* _Problem details_
Copy each line below in which the word "this" occurs.

* _Records provided_
>> BEGIN

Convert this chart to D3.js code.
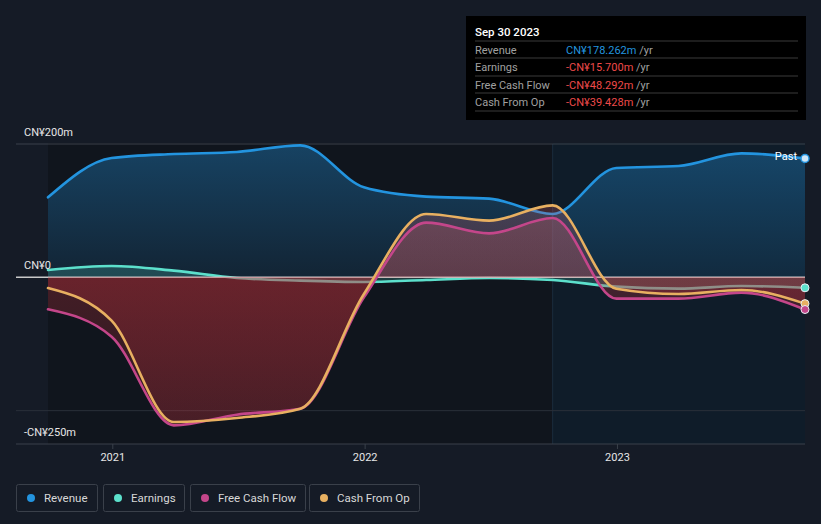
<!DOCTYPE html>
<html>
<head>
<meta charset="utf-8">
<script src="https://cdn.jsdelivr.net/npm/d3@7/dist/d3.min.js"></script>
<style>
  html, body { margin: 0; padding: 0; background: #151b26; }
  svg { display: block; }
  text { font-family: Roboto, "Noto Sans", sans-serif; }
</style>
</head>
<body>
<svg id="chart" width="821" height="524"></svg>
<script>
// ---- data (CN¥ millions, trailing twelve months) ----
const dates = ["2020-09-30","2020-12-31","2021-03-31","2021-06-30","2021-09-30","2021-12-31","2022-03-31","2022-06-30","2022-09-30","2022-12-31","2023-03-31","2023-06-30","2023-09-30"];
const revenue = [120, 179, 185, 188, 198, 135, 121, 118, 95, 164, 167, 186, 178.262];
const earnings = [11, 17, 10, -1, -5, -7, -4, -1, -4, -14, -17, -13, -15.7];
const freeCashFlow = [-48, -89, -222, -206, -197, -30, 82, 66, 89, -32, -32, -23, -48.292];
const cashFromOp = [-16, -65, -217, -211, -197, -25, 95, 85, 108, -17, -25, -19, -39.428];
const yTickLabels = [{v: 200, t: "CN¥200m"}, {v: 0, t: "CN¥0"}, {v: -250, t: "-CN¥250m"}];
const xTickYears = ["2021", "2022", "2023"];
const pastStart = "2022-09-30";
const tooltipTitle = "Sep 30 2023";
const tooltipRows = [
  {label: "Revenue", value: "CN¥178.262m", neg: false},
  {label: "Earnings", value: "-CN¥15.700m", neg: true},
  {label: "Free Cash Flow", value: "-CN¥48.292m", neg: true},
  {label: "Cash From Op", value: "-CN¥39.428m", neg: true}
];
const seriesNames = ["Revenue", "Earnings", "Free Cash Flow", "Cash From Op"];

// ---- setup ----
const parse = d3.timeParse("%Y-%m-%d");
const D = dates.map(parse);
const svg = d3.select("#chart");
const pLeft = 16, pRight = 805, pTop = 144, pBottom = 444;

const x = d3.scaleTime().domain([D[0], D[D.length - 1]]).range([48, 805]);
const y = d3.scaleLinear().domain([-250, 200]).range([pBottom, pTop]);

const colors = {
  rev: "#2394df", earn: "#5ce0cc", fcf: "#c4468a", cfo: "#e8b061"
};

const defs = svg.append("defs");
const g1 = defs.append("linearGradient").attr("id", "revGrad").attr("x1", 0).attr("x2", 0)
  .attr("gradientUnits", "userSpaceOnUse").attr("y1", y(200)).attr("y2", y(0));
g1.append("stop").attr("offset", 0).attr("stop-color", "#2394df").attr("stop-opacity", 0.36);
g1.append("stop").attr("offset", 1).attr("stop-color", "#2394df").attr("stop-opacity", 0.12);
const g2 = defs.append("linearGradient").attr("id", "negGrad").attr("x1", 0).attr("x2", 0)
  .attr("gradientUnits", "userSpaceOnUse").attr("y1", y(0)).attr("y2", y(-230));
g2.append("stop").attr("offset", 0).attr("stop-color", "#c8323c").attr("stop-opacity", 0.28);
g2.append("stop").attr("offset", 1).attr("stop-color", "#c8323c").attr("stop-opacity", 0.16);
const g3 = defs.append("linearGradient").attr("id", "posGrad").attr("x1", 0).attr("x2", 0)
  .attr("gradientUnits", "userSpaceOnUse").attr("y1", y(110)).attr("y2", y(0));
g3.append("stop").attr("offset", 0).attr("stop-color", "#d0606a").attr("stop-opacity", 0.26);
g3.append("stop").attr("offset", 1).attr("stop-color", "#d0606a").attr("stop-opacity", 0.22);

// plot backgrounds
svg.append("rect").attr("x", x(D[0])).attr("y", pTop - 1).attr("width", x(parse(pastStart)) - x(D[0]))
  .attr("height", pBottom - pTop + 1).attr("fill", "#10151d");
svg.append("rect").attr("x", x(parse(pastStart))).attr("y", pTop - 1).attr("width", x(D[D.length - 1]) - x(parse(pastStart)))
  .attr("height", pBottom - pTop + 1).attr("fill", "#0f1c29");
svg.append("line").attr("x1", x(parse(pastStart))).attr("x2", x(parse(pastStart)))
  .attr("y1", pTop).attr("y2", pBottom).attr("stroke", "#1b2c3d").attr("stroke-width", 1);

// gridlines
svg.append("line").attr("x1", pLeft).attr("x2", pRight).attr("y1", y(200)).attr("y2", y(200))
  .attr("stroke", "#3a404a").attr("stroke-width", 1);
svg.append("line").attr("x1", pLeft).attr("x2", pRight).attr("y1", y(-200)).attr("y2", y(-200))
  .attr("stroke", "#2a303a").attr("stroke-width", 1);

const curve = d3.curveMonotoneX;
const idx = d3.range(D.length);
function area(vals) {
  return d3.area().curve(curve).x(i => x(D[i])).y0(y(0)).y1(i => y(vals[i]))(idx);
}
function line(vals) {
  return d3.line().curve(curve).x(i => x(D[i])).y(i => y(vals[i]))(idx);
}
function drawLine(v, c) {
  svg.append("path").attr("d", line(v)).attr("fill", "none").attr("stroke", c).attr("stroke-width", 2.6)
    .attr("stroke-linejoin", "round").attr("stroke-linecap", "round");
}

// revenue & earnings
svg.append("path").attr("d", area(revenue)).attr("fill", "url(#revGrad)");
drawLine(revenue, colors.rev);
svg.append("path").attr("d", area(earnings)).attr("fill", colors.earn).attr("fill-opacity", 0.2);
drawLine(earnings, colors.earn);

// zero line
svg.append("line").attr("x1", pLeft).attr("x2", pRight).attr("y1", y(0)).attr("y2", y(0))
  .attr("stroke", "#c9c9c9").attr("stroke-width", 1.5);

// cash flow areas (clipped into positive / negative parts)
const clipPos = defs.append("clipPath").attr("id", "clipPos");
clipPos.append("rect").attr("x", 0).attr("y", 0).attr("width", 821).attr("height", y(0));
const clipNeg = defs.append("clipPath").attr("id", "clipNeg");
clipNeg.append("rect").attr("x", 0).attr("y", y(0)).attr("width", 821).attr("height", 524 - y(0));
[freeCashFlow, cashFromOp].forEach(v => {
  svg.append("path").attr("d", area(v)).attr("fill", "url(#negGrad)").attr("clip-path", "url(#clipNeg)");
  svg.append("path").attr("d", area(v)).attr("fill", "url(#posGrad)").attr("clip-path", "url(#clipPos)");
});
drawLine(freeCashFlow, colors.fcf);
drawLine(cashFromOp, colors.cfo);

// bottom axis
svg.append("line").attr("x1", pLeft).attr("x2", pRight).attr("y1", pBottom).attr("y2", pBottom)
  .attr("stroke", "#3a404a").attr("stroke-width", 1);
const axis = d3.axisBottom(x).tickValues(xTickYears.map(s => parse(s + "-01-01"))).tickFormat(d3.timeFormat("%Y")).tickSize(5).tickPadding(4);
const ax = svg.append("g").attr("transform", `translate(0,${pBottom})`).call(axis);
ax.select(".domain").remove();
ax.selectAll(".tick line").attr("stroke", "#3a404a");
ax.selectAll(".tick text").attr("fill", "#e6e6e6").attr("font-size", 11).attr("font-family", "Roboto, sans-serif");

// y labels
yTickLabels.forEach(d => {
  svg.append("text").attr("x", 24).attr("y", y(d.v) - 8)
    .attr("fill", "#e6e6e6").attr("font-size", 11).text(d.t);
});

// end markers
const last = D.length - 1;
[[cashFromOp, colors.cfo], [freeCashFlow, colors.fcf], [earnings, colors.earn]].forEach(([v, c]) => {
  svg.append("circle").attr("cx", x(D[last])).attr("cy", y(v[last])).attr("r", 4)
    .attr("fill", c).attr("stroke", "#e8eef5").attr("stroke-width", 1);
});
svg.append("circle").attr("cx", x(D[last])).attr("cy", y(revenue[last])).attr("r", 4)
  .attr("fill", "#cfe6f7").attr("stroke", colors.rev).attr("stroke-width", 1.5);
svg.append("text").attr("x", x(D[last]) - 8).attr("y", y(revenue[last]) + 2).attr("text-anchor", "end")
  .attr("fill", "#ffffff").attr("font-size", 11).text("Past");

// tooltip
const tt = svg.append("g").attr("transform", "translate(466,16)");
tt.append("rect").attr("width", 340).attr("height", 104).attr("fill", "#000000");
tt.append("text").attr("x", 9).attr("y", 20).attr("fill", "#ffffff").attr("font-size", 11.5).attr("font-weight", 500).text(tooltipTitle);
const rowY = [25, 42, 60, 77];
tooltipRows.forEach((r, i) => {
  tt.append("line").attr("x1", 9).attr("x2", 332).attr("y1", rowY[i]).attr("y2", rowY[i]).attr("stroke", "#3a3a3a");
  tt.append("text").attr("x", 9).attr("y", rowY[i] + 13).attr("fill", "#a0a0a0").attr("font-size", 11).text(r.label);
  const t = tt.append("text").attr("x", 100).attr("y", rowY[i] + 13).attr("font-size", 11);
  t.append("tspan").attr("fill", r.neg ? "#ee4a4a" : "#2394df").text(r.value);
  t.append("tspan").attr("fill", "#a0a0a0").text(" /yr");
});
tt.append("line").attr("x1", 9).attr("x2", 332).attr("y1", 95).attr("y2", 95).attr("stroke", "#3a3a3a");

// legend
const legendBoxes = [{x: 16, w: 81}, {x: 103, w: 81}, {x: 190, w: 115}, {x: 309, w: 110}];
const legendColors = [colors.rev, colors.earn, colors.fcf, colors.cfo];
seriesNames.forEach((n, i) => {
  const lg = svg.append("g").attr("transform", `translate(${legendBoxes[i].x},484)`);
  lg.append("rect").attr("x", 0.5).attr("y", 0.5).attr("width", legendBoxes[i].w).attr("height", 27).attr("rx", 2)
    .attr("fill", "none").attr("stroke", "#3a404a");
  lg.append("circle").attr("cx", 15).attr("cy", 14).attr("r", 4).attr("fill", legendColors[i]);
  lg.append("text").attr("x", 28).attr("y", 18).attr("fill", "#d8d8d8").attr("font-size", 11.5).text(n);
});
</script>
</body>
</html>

>> END
>> BEGIN

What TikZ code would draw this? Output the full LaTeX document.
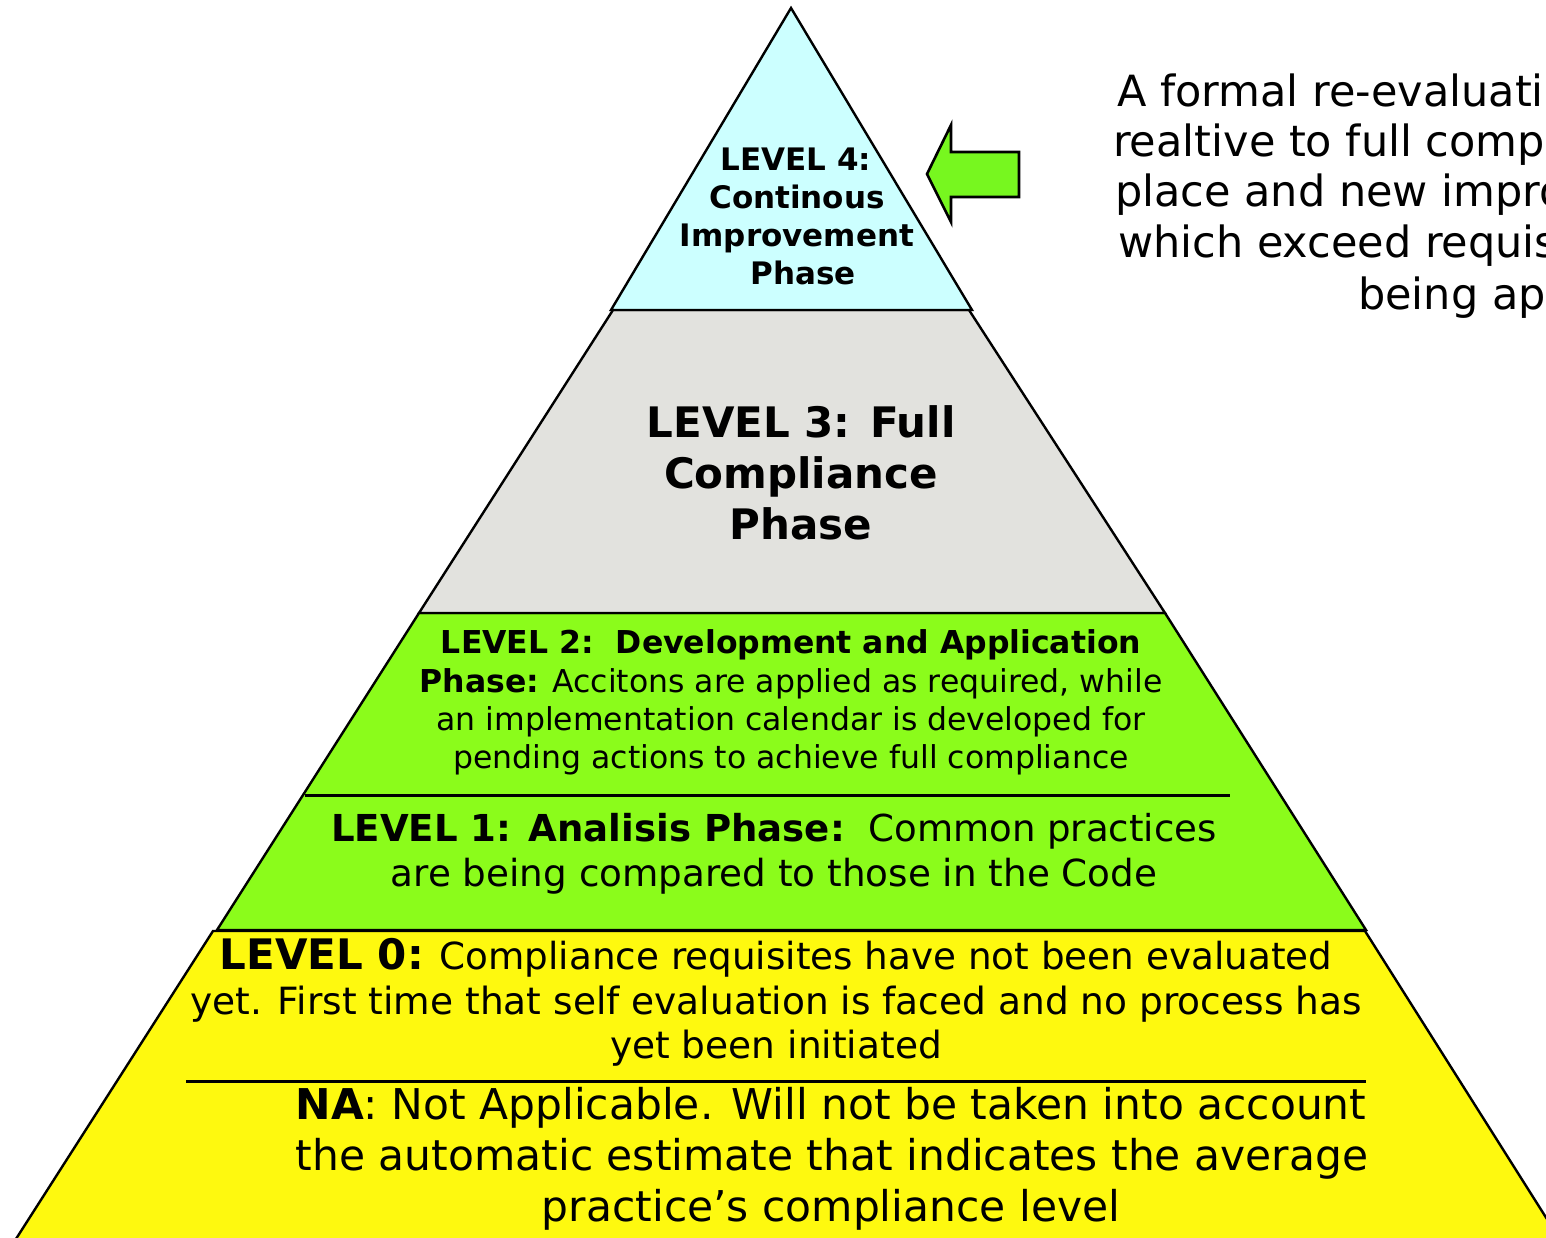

>> END
>> BEGIN

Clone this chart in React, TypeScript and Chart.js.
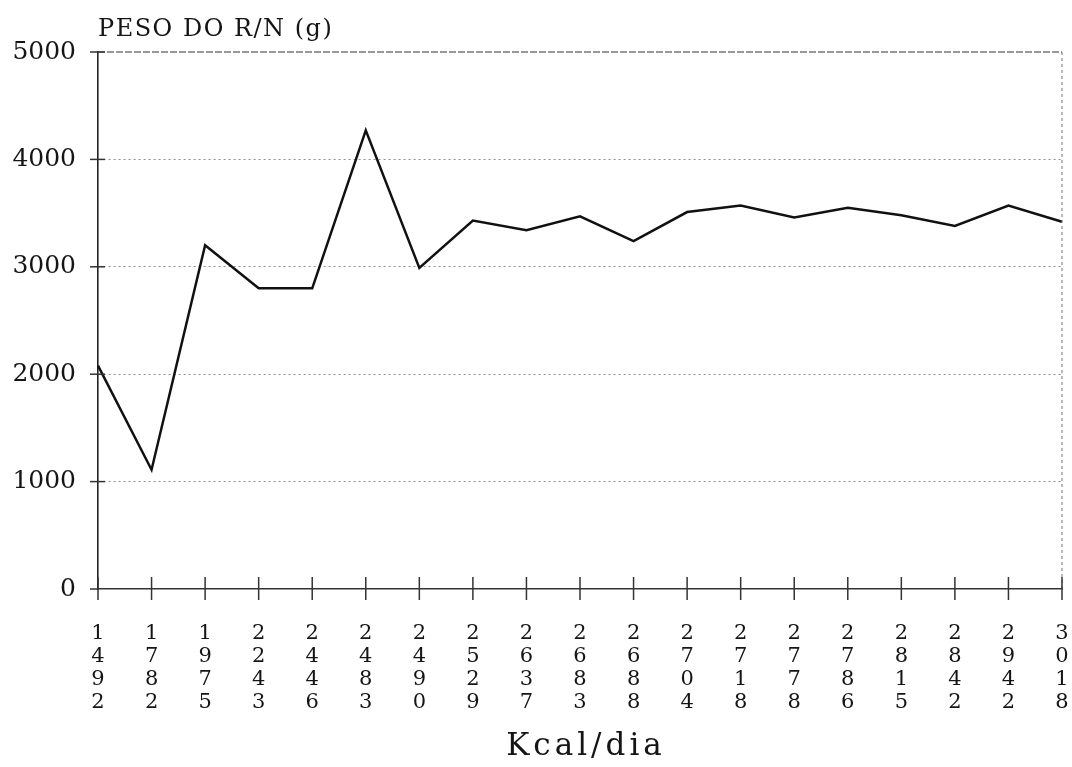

>> END

* _Solution to the exercise_
Convert this chart to D3.js code.
What TikZ code would draw this? Output the full LaTeX document.
Clone this chart in React, TypeScript and Chart.js.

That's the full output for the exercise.